[TASK]: Reproduce nothing but the lines from the one with "Output the web" through the one with "const botBaseLevel = 252;", exactly and with both ends. Omit pictures.

___ SOURCE RECORDS

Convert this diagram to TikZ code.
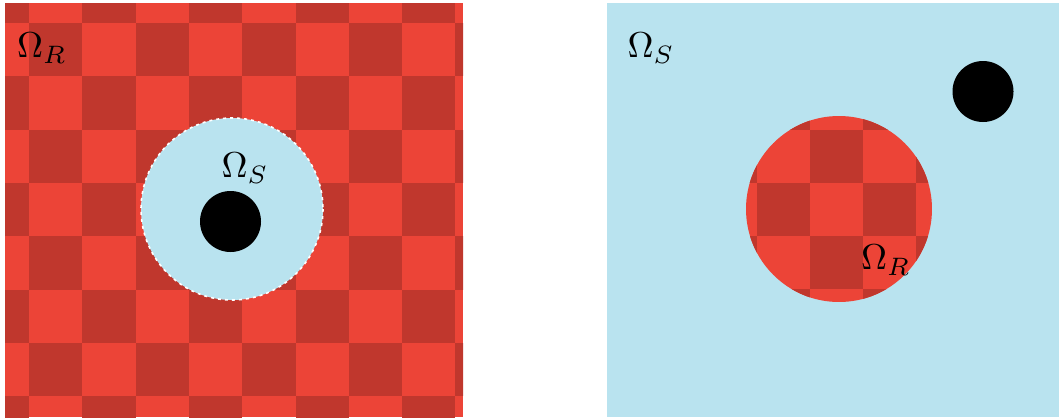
\documentclass[tikz,border=0pt]{standalone}
\usepackage{graphicx}
\definecolor{lred}{HTML}{EC4437}
\definecolor{dred}{HTML}{C0372D}
\definecolor{sky}{HTML}{B9E3EF}
\newcommand{\biglbl}[1]{\scalebox{1.8}{$#1$}}
\tikzset{
  lbl/.style={inner sep=0pt},
  hole/.style={circle, fill=black, inner sep=0pt, minimum size=30.5pt},
  rim/.style={draw=white, line width=0.8pt, dash pattern=on 1.5pt off 2pt}
}
\begin{document}
\begin{tikzpicture}[x=0.5pt,y=-0.5pt]
\useasboundingbox (0,0) rectangle (1059,418);
% ---------- left panel ----------
\begin{scope}
  \clip (5,3) rectangle (463,417);
  \fill[lred] (5,3) rectangle (463,417);
  \foreach \i in {0,...,9}{
    \foreach \j in {0,...,8}{
      \pgfmathtruncatemacro\s{mod(\i+\j,2)}
      \ifnum\s=0
        \fill[dred] ({-24.3+53.3*\i},{-30.3+53.3*\j}) rectangle ++(53.3,53.3);
      \fi
    }
  }
\end{scope}
\fill[sky] (232,209) circle [radius=91];
\draw[rim] (232,209) circle [radius=91];
\node[hole] (holeL) at (230.5,221.5) {};
\node[lbl] (omRL) at (42,48) {\biglbl{\Omega_R}};
\node[lbl] (omSL) at (245,168) {\biglbl{\Omega_S}};
% ---------- right panel ----------
\fill[sky] (607,3) rectangle (1059,417);
\begin{scope}
  \clip (839,209) circle [radius=93];
  \fill[lred] (746,116) rectangle (932,302);
  \foreach \i in {0,...,4}{
    \foreach \j in {0,...,4}{
      \pgfmathtruncatemacro\s{mod(\i+\j,2)}
      \ifnum\s=1
        \fill[dred] ({704+53*\i},{77+53*\j}) rectangle ++(53,53);
      \fi
    }
  }
\end{scope}
\node[hole] (holeR) at (983,91.5) {};
\node[lbl] (omSR) at (651,48) {\biglbl{\Omega_S}};
\node[lbl] (omRR) at (886,260) {\biglbl{\Omega_R}};
\end{tikzpicture}
\end{document}
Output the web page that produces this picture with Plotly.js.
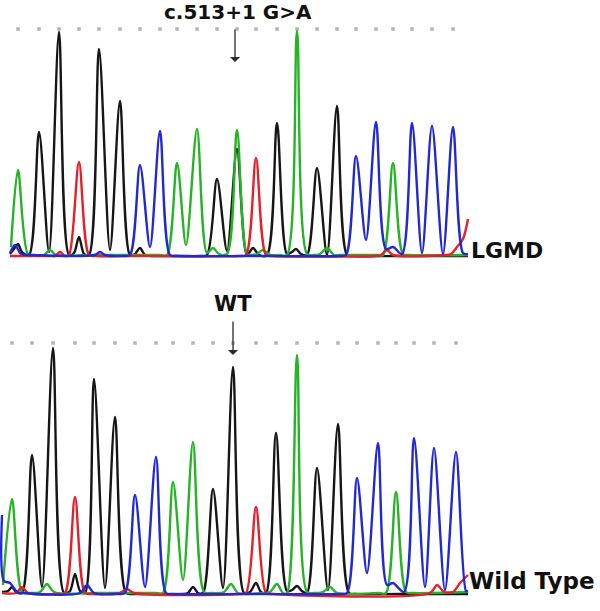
<!DOCTYPE html>
<html>
<head>
<meta charset="utf-8">
<script src="https://cdn.plot.ly/plotly-3.0.1.min.js"></script>
<style>html,body{margin:0;padding:0;background:#fff;}#chart{width:600px;height:611px;}</style>
</head>
<body>
<div id="chart"></div>
<script>
// ---------- DATA (scan position, signal intensity) ----------
// Base-call positions (dotted markers) for each panel
const topBaseX = [18,39,59,79,99,120,140,160,177,197,217,237,256,277,297,317,337,356,376,393,412,432,453];
const botBaseX = [12,32,53,75,94,115,135,156,173,193,213,233,256,276,297,317,338,357,378,396,414,434,456];
const topBaseLevel = 228;
const botBaseLevel = 252;

// LGMD (mutant) panel
const topBlackX = [10,14,18,22,29,39,49,59,69,74,79,84,89,99,110,120,130,135,140,145,152,180,200,207,217,227,237,247,253,259,267,277,287,292,296,301,307,317,327,337,347,354,400,468];
const topBlackY = [3,8,13,5,2,125,5,225,2,4,20,3,2,208,7,156,2,3,9,2,1,1,1,2,78,6,108,2,9,2,2,134,3,5,8,3,2,89,2,151,2,1,1,1];
const topGreenX = [11,18,28,35,44,50,56,90,160,167,177,186,197,207,213,219,227,237,247,252,257,263,270,280,287,297,307,314,320,327,334,340,376,383,393,403,410,468];
const topGreenY = [10,87,3,2,2,7,2,2,2,2,94,12,128,4,9,3,3,127,3,2,3,7,2,2,2,226,3,2,3,9,2,2,2,2,94,3,2,2];
const topRedX = [10,50,55,60,65,69,79,89,96,140,239,246,256,266,273,375,381,387,393,445,451,457,463,468];
const topRedY = [1,1,1,5,1,2,95,2,1,1,1,2,99,2,1,1,2,7,2,2,3,10,18,38];
const topBlueX = [10,15,21,30,95,100,105,123,130,140,150,160,170,177,250,339,346,356,366,376,386,393,402,412,422,432,443,453,463,468];
const topBlueY = [4,12,3,2,2,5,2,1,2,92,10,126,2,1,1,1,2,101,17,135,8,10,3,134,4,131,3,130,4,3];

// Wild Type panel
const botBlackX = [2,8,12,16,22,32,42,53,64,70,75,80,85,94,105,115,126,133,160,183,188,193,198,203,213,223,233,244,250,256,261,266,276,287,292,297,302,307,317,328,338,349,356,400,468];
const botBlackY = [3,4,8,3,2,140,8,247,2,4,21,4,2,216,7,178,2,1,1,1,2,8,2,2,106,7,228,2,3,12,3,2,162,4,5,9,4,2,127,5,171,2,1,1,1];
const botGreenX = [3,12,22,29,40,47,54,100,156,163,173,183,193,204,211,224,231,238,263,270,277,283,287,297,307,314,323,330,337,379,386,396,406,413,468];
const botGreenY = [10,96,3,2,3,11,3,2,2,2,113,15,153,3,2,3,11,2,2,3,11,2,2,240,3,2,3,8,2,2,2,103,3,2,3];
const botRedX = [2,16,22,28,58,65,75,85,92,120,127,134,239,246,256,266,273,430,437,444,453,460,468];
const botRedY = [2,2,8,2,1,2,98,2,1,2,6,2,1,2,88,2,1,2,10,3,3,12,20];
const botBlueX = [2,4,10,17,22,80,87,94,118,125,135,145,156,166,173,250,340,347,357,367,378,387,393,404,414,425,434,445,456,466,468];
const botBlueY = [80,14,12,3,2,2,10,2,1,2,100,8,138,2,1,1,1,2,117,22,152,10,12,3,157,8,147,5,143,4,4];

const panelLabels = ['LGMD', 'Wild Type'];
const markerLabels = ['c.513+1 G>A', 'WT'];

// ---------- STYLE ----------
const COL = {black:'#161616', green:'#25b425', red:'#e4212b', blue:'#2228d4'};

function chan(x, y, color, xa, ya) {
  return {x: x, y: y, type: 'scatter', mode: 'lines', xaxis: xa, yaxis: ya,
    line: {color: color, width: 2.4, shape: 'spline', smoothing: 0.85},
    hoverinfo: 'skip'};
}
function dots(xs, level, xa, ya) {
  return {x: xs, y: xs.map(() => level), type: 'scatter', mode: 'markers', xaxis: xa, yaxis: ya,
    marker: {color: '#b3b3b3', size: 3.5, symbol: 'square'}, hoverinfo: 'skip'};
}

const traces = [
  dots(topBaseX, topBaseLevel, 'x', 'y'),
  chan(topBlackX, topBlackY, COL.black, 'x', 'y'),
  chan(topGreenX, topGreenY, COL.green, 'x', 'y'),
  chan(topRedX, topRedY, COL.red, 'x', 'y'),
  chan(topBlueX, topBlueY, COL.blue, 'x', 'y'),
  dots(botBaseX, botBaseLevel, 'x2', 'y2'),
  chan(botBlackX, botBlackY, COL.black, 'x2', 'y2'),
  chan(botGreenX, botGreenY, COL.green, 'x2', 'y2'),
  chan(botRedX, botRedY, COL.red, 'x2', 'y2'),
  chan(botBlueX, botBlueY, COL.blue, 'x2', 'y2')
];

const H = 611;
const py = p => 1 - p / H;
const labelFont = {family: 'DejaVu Sans', size: 22, color: '#111', weight: 'bold'};

const ax = {visible: false, showgrid: false, zeroline: false, range: [0, 600], domain: [0, 1], fixedrange: true};
const layout = {
  width: 600, height: 611,
  margin: {l: 0, r: 0, t: 0, b: 0},
  paper_bgcolor: '#fff', plot_bgcolor: '#fff',
  showlegend: false,
  xaxis: Object.assign({}, ax, {anchor: 'y'}),
  yaxis: {visible: false, showgrid: false, zeroline: false, range: [-3, 257], domain: [py(260), 1], anchor: 'x'},
  xaxis2: Object.assign({}, ax, {anchor: 'y2'}),
  yaxis2: {visible: false, showgrid: false, zeroline: false, range: [-3, 295], domain: [py(598), py(300)], anchor: 'x2'},
  annotations: [
    {text: markerLabels[0], xref: 'x', yref: 'paper', x: 238, y: py(11.5), xanchor: 'center', yanchor: 'middle',
     showarrow: false, font: {family: 'DejaVu Sans', size: 20, color: '#111', weight: 'bold'}},
    {text: '', xref: 'x', yref: 'paper', x: 235, y: py(62), showarrow: true, ax: 0, ay: -34,
     arrowhead: 1, arrowsize: 1.3, arrowwidth: 1.3, arrowcolor: '#2a2a2a', standoff: 0},
    {text: markerLabels[1], xref: 'x', yref: 'paper', x: 233, y: py(303.5), xanchor: 'center', yanchor: 'middle',
     showarrow: false, font: {family: 'DejaVu Sans', size: 21, color: '#111', weight: 'bold'}},
    {text: '', xref: 'x', yref: 'paper', x: 233, y: py(355), showarrow: true, ax: 0, ay: -35,
     arrowhead: 1, arrowsize: 1.3, arrowwidth: 1.3, arrowcolor: '#2a2a2a', standoff: 0},
    {text: panelLabels[0], xref: 'x', yref: 'paper', x: 469, y: py(250), xanchor: 'left', yanchor: 'middle',
     showarrow: false, font: labelFont},
    {text: panelLabels[1], xref: 'x', yref: 'paper', x: 467, y: py(581), xanchor: 'left', yanchor: 'middle',
     showarrow: false, font: {family: 'DejaVu Sans', size: 23, color: '#111', weight: 'bold'}}
  ]
};

Plotly.newPlot('chart', traces, layout, {staticPlot: true, displayModeBar: false});
</script>
</body>
</html>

______

[TASK RESULT]:
Output the web page that produces this picture with Plotly.js.
<!DOCTYPE html>
<html>
<head>
<meta charset="utf-8">
<script src="https://cdn.plot.ly/plotly-3.0.1.min.js"></script>
<style>html,body{margin:0;padding:0;background:#fff;}#chart{width:600px;height:611px;}</style>
</head>
<body>
<div id="chart"></div>
<script>
// ---------- DATA (scan position, signal intensity) ----------
// Base-call positions (dotted markers) for each panel
const topBaseX = [18,39,59,79,99,120,140,160,177,197,217,237,256,277,297,317,337,356,376,393,412,432,453];
const botBaseX = [12,32,53,75,94,115,135,156,173,193,213,233,256,276,297,317,338,357,378,396,414,434,456];
const topBaseLevel = 228;
const botBaseLevel = 252;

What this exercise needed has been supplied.